In der verstörenden Stadt

Terezín (Theresienstadt) misst 400m mal 300m; die Stadt ist so übersichtlich, dass man vom einen Ende der schnurgeraden Straßen, die Steine in der Stadtmauer auf der anderen Seite zählen kann. Sechs Straßen durchziehen den Ort in Nord-Süd-Richtung und neun verlaufen von West nach Ost.

Pražská in Terezín (unter den Nazis erst Q7, dann Berggasse)
Pražská in Terezín (unter den Nazis erst Q7, dann Berggasse)

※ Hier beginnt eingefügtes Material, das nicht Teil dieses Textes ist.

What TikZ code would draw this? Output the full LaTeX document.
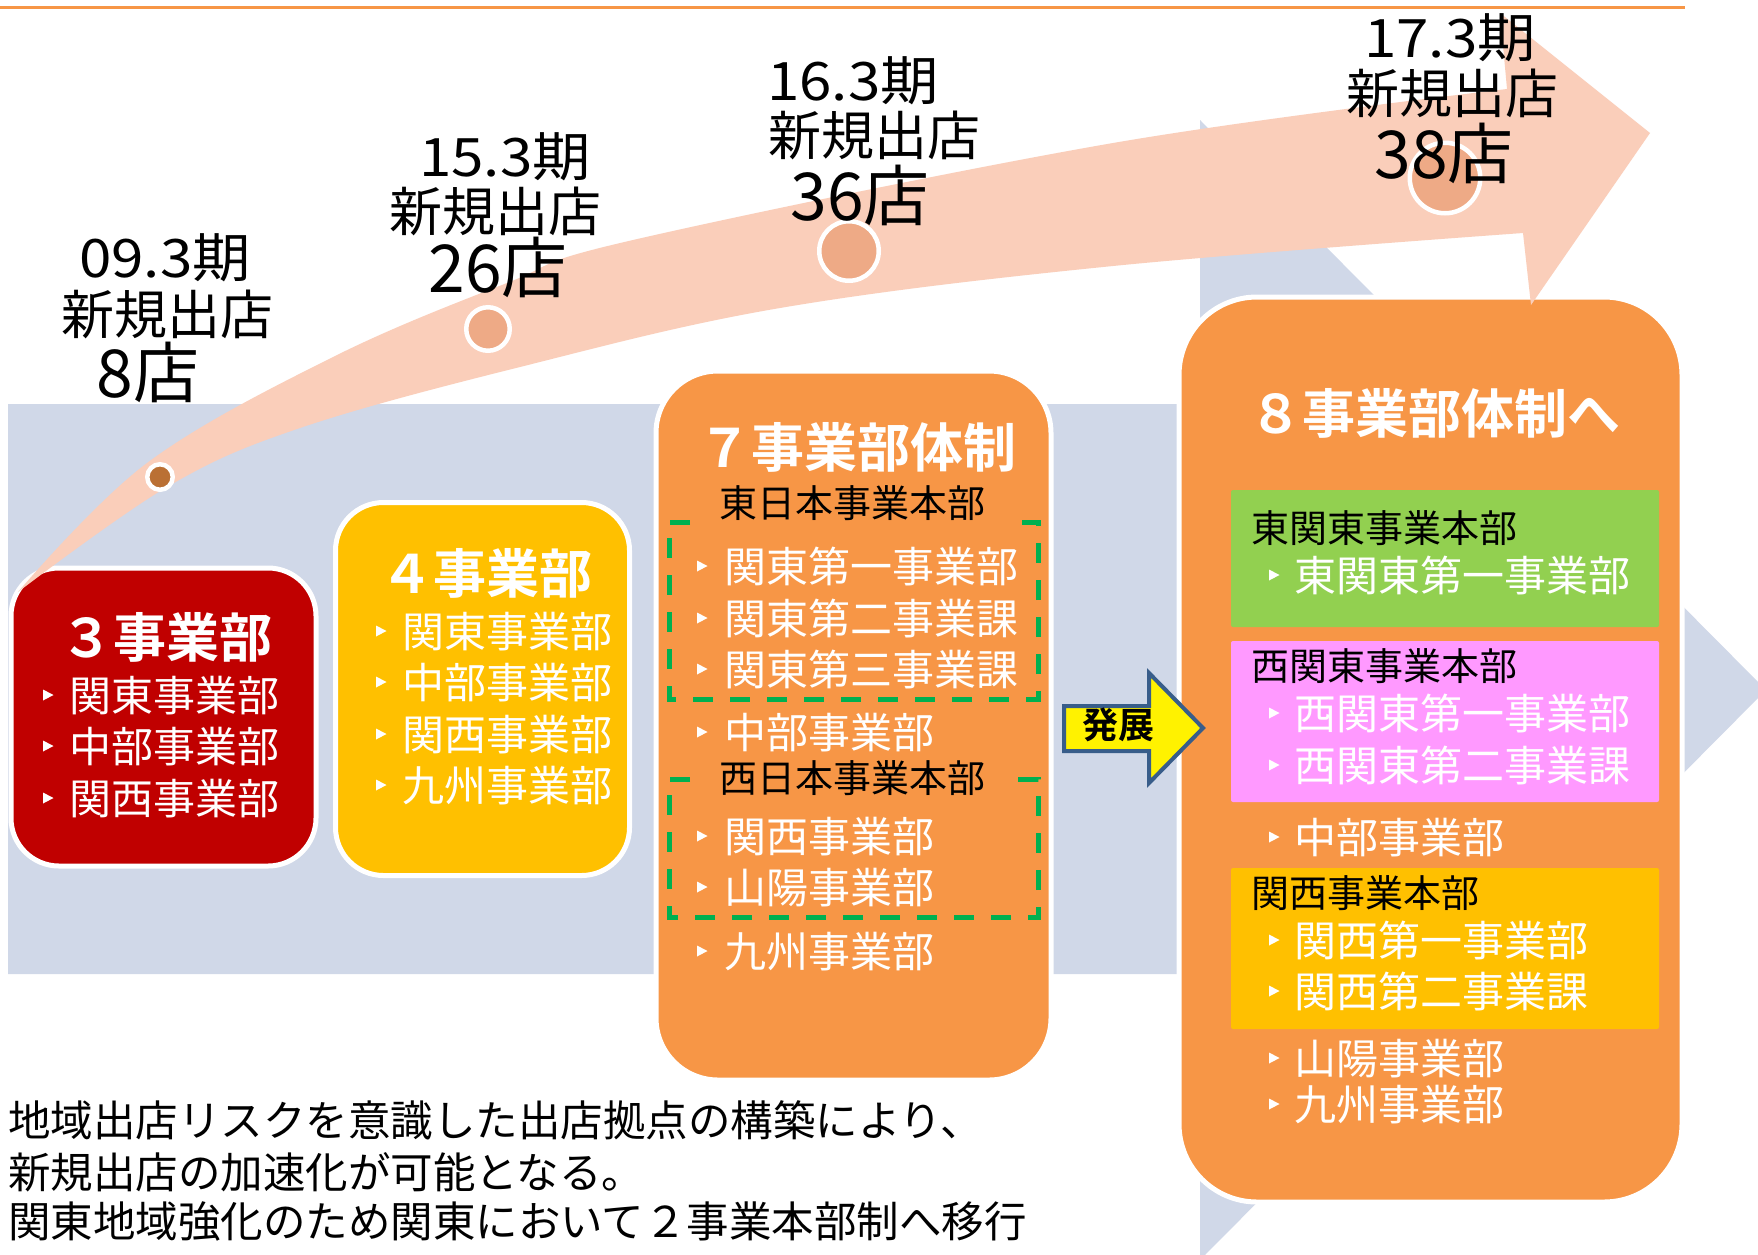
\documentclass[tikz,border=0pt]{standalone}
\usepackage{graphicx}
\usepackage{fontspec}
\setmainfont{Noto Sans CJK JP}[BoldFont={Noto Sans CJK JP Bold}]
\newcommand\myfs[1]{\fontsize{#1}{#1}\selectfont}
\newcommand\wide[1]{\scalebox{1.1}[1]{#1}}
\definecolor{bgblue}{RGB}{208,216,232}
\definecolor{salmon}{RGB}{250,206,186}
\definecolor{dotc}{RGB}{238,170,134}
\definecolor{dotbrown}{RGB}{186,112,52}
\definecolor{orangeA}{RGB}{247,150,70}
\definecolor{redA}{RGB}{192,0,0}
\definecolor{yellowA}{RGB}{255,192,0}
\definecolor{greenA}{RGB}{146,208,80}
\definecolor{pinkA}{RGB}{255,153,255}
\definecolor{dashgreen}{RGB}{0,176,80}
\definecolor{arrowblue}{RGB}{56,93,138}
\begin{document}
\begin{tikzpicture}[x=1pt, y=-1pt,
  listitem/.style={anchor=base west, inner sep=0pt, text=white, font=\myfs{42}},
  hqlab/.style={anchor=base west, inner sep=0pt, text=black, font=\myfs{38}},
  boxtitle/.style={anchor=base, inner sep=0pt, text=white, font=\bfseries\myfs{53}},
  toplab/.style={anchor=base, inner sep=0pt, text=black},
  notetext/.style={anchor=base west, inner sep=0pt, text=black, font=\myfs{42.5}},
  bigbox/.style={draw=white, line width=5pt, inner sep=0pt},
  inbox/.style={inner sep=0pt, minimum width=428pt, rounded corners=2pt},
  stdot/.style={circle, draw=white, line width=4.5pt, inner sep=0pt},
  dashbox/.style={draw=dashgreen, line width=5pt, dash pattern=on 20pt off 17pt},
  bul/.pic={\fill[white] (-5,-5.5) -- (5.5,0) -- (-5,5.5) -- cycle;}
]
\useasboundingbox (0,0) rectangle (1758,1254);
\clip (0,0) rectangle (1758,1254);
\fill[white] (0,0) rectangle (1758,1254);
% top line
\draw[orangeA, line width=2.5pt] (0,7.5) -- (1685,7.5);
% background arrow
\fill[bgblue] (8,404) -- (1200,404) -- (1200,120) -- (1766,690) -- (1200,1260) -- (1200,974) -- (8,974) -- cycle;
% boxes
\node[bigbox, fill=redA, rounded corners=48pt, minimum width=305pt, minimum height=298pt] (b3) at (163.5,717) {};
\node[bigbox, fill=yellowA, rounded corners=48pt, minimum width=294pt, minimum height=373pt] (b4) at (482.5,689) {};
\node[bigbox, fill=orangeA, rounded corners=62pt, minimum width=395pt, minimum height=709pt] (b7) at (853.5,725.5) {};
\node[bigbox, fill=orangeA, rounded corners=78pt, minimum width=503pt, minimum height=905pt] (b8) at (1430.5,749.5) {};
\node[inbox, fill=greenA, minimum height=137pt] (g8) at (1445,558.5) {};
\node[inbox, fill=pinkA, minimum height=161pt] (p8) at (1445,721.5) {};
\node[inbox, fill=yellowA, minimum height=161pt] (y8) at (1445,948.5) {};
% dashed groups
\draw[dashbox] (690,522) -- (669,522) -- (669,699) -- (1038,699) -- (1038,522) -- (1013,522);
\draw[dashbox] (690,779) -- (669,779) -- (669,917) -- (1038,917) -- (1038,779) -- (1013,779);
% hatten arrow
\draw[arrowblue, line width=4pt, fill=yellow, line join=miter] (1064,706) -- (1149,706) -- (1149,673) -- (1203,728) -- (1149,783) -- (1149,751) -- (1064,751) -- cycle;
\node[anchor=base, inner sep=0pt, font=\bfseries\myfs{36}] (hatten) at (1118,738) {発展};
% salmon growth arrow
\fill[salmon] plot[smooth, tension=0.6] coordinates {(18,592) (147,463) (333,357) (507,283) (633,240) (1113,143) (1507,89)}
  -- (1500,13) -- (1650,133) -- (1531,305) -- (1523,233)
  -- plot[smooth, tension=0.6] coordinates {(1523,233) (1113,266) (780,308) (520,367) (300,428) (167,487) (18,592)} -- cycle;
% dots
\node[stdot, fill=dotbrown, minimum size=25.5pt] (d1) at (160,477) {};
\node[stdot, fill=dotc, minimum size=43.5pt] (d2) at (488,329) {};
\node[stdot, fill=dotc, minimum size=59.5pt] (d3) at (849,251) {};
\node[stdot, fill=dotc, minimum size=70.5pt] (d4) at (1445,178) {};
% top labels
\node[toplab,font=\myfs{53}] (p09a) at (165,277) {\wide{09.3期}};
\node[toplab,font=\myfs{53}] (p09b) at (167,334) {新規出店};
\node[toplab,font=\myfs{66}] (p09c) at (148,397) {8店};
\node[toplab,font=\myfs{53}] (p15a) at (505,176) {\wide{15.3期}};
\node[toplab,font=\myfs{53}] (p15b) at (495,231) {新規出店};
\node[toplab,font=\myfs{66}] (p15c) at (498,292) {26店};
\node[toplab,font=\myfs{53}] (p16a) at (853,100) {\wide{16.3期}};
\node[toplab,font=\myfs{53}] (p16b) at (874,155) {新規出店};
\node[toplab,font=\myfs{66}] (p16c) at (860,220) {36店};
\node[toplab,font=\myfs{53}] (p17a) at (1450,57) {\wide{17.3期}};
\node[toplab,font=\myfs{53}] (p17b) at (1452,113) {新規出店};
\node[toplab,font=\myfs{66}] (p17c) at (1444,178) {38店};
% box 3
\node[boxtitle] (t3) at (166,657) {３事業部};
\pic at (48,695) {bul}; \node[listitem] (r1) at (69,711) {関東事業部};
\pic at (48,746) {bul}; \node[listitem] (r2) at (69,762) {中部事業部};
\pic at (48,798) {bul}; \node[listitem] (r3) at (69,814) {関西事業部};
% box 4
\node[boxtitle] (t4) at (486,593) {４事業部};
\pic at (381,631) {bul}; \node[listitem] (y1) at (402,647) {関東事業部};
\pic at (381,682) {bul}; \node[listitem] (y2) at (402,698) {中部事業部};
\pic at (381,734) {bul}; \node[listitem] (y3) at (402,750) {関西事業部};
\pic at (381,785) {bul}; \node[listitem] (y4) at (402,801) {九州事業部};
% box 7
\node[boxtitle] (t7) at (857,467) {７事業部体制};
\node[hqlab] (h7a) at (719,517) {東日本事業本部};
\pic at (702,566) {bul}; \node[listitem] (s1) at (724,582) {関東第一事業部};
\pic at (702,618) {bul}; \node[listitem] (s2) at (724,634) {関東第二事業課};
\pic at (702,669) {bul}; \node[listitem] (s3) at (724,685) {関東第三事業課};
\pic at (702,732) {bul}; \node[listitem] (s4) at (724,748) {中部事業部};
\node[hqlab] (h7b) at (719,792) {西日本事業本部};
\pic at (702,836) {bul}; \node[listitem] (s5) at (724,852) {関西事業部};
\pic at (702,887) {bul}; \node[listitem] (s6) at (724,903) {山陽事業部};
\pic at (702,951) {bul}; \node[listitem] (s7) at (724,967) {九州事業部};
% box 8
\node[boxtitle] (t8) at (1435,433) {８事業部体制へ};
\node[hqlab] (h8a) at (1251,542) {東関東事業本部};
\pic at (1274,575) {bul}; \node[listitem] (e1) at (1294,591) {東関東第一事業部};
\node[hqlab] (h8b) at (1251,680) {西関東事業本部};
\pic at (1274,713) {bul}; \node[listitem] (e2) at (1294,729) {西関東第一事業部};
\pic at (1274,765) {bul}; \node[listitem] (e3) at (1294,781) {西関東第二事業課};
\pic at (1274,837) {bul}; \node[listitem] (e4) at (1294,853) {中部事業部};
\node[hqlab] (h8c) at (1251,907) {関西事業本部};
\pic at (1274,940) {bul}; \node[listitem] (e5) at (1294,956) {関西第一事業部};
\pic at (1274,991) {bul}; \node[listitem] (e6) at (1294,1007) {関西第二事業課};
\pic at (1274,1058) {bul}; \node[listitem] (e7) at (1294,1074) {山陽事業部};
\pic at (1274,1104) {bul}; \node[listitem] (e8) at (1294,1120) {九州事業部};
% bottom notes
\node[notetext] (n1) at (8,1136) {地域出店リスクを意識した出店拠点の構築により、};
\node[notetext] (n2) at (8,1188) {新規出店の加速化が可能となる。};
\node[notetext] (n3) at (8,1237) {関東地域強化のため関東において２事業本部制へ移行};
\end{tikzpicture}
\end{document}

Im Winter 1941/42 begannen die Deutschen Theresienstadt als Konzentrationslager zu nutzen, und die einheimische Bevölkerung musste den Ort verlassen. Eine der Umstellungen betraf den Stadtplan, den die Nazis zum Koordinatensystem umfunktionierten, indem sie die Straßen schlicht durchnummerierten: In der Länge L1 bis L6, in der Quere Q1 bis Q9.

Ehemaliges Gefängnis in Terezín
Ehemaliges Gefängnis in Terezín

Die nach militärischen Maßstäben gebaute Festung und Garnisonsstadt (die Österreicher wollten nach den Kriegen mit Preußen ab 1780 den Zugang nach Böhmen am Zusammenfluss von Labe und Ohře (Elbe und Eger) schützen) kam den Nazis entgegen: Die Stadtmauern verhinderten ein Entkommen, die stets rechtwinklig aufeinander zu laufenden Straßen ließen sich leicht überwachen, und ein großzügiges Gefängnis, in dem die Habsburger Monarchie Staatsfeinde untergebracht hatte, fanden sie ebenfalls vor.

In Theresienstadt, das bis 1940 3000 Bewohner hatte (wie heute auch wieder), sperrten die Nazis zeitweise über 58.000 Menschen vor allem aus Tschechien, Deutschland und Österreich ein. Das Ghetto diente als Zwischenstation für bis zu 150.000 Häftlinge, die zum großen Teil in die Vernichtungslager im Osten deportiert wurden (Treblinka, Majdanek und Auschwitz neben anderen).

Máchova in Terezín (unter den Nazis erst L3, dann Lange Straße)
Máchova in Terezín (unter den Nazis erst L3, dann Lange Straße)

Trotz der methodischen Menschenverachtung, die das Museum in Terezín in allen bitteren Einzelheiten dokumentiert, fällt es auf der Straße schwer, die Vergangenheit nachzuvollziehen. Denn der Ort selbst ist kein Museum – junge Leute gehen Hand in Hand, Kinder suchen auf dem Spielplatz Zuflucht im Schatten vor der gleißenden Sonne, und die Erwachsenen treffen sich zum Ratschen an der Ecke oder erledigen ihre Besorgungen.

Mit den Touristen haben sich die Bewohner arrangiert, und gestatten den Fremden auch den Besuch im Hinterhof, in dem die improvisierte Synagoge des Ghettos versteckt war (eher ein Betraum, denn mit zwanzig Gläubigen dürfte es bereits eng geworden sein).

Doch da zu jeder Zeit mehr Pulks fremder Besucher auf der Straße zu sehen sind als Einheimische, und nach den Besuchen der verschiedenen Ausstellungen und Anlagen die Ereignisse von vor fast 70 Jahren die Gedanken beherrschen, verschiebt sich die Wahrnehmung: Plötzlich wirken die Bewohner fehl am Platz. Sie scheinen das Bild zu stören, weil sie keine ernste Miene zur Schau tragen und weil sie nicht auf den Stadtplan sehen, der mehr Anmerkungen enthält, als es Häuserblocks gibt; statt dessen gehen sie ihrem Alltag nach.

Der verquere Eindruck lässt sich erst mit der Frage abschütteln, was es für die Bewohner bedeutet haben mag, als sie ab 1946 nach vier Jahren zurückkehrten und feststellen mussten, dass die Nazis ihre Stadt zu einem zentralen Punkt auf der Landkarte des Grauens gemacht hatten.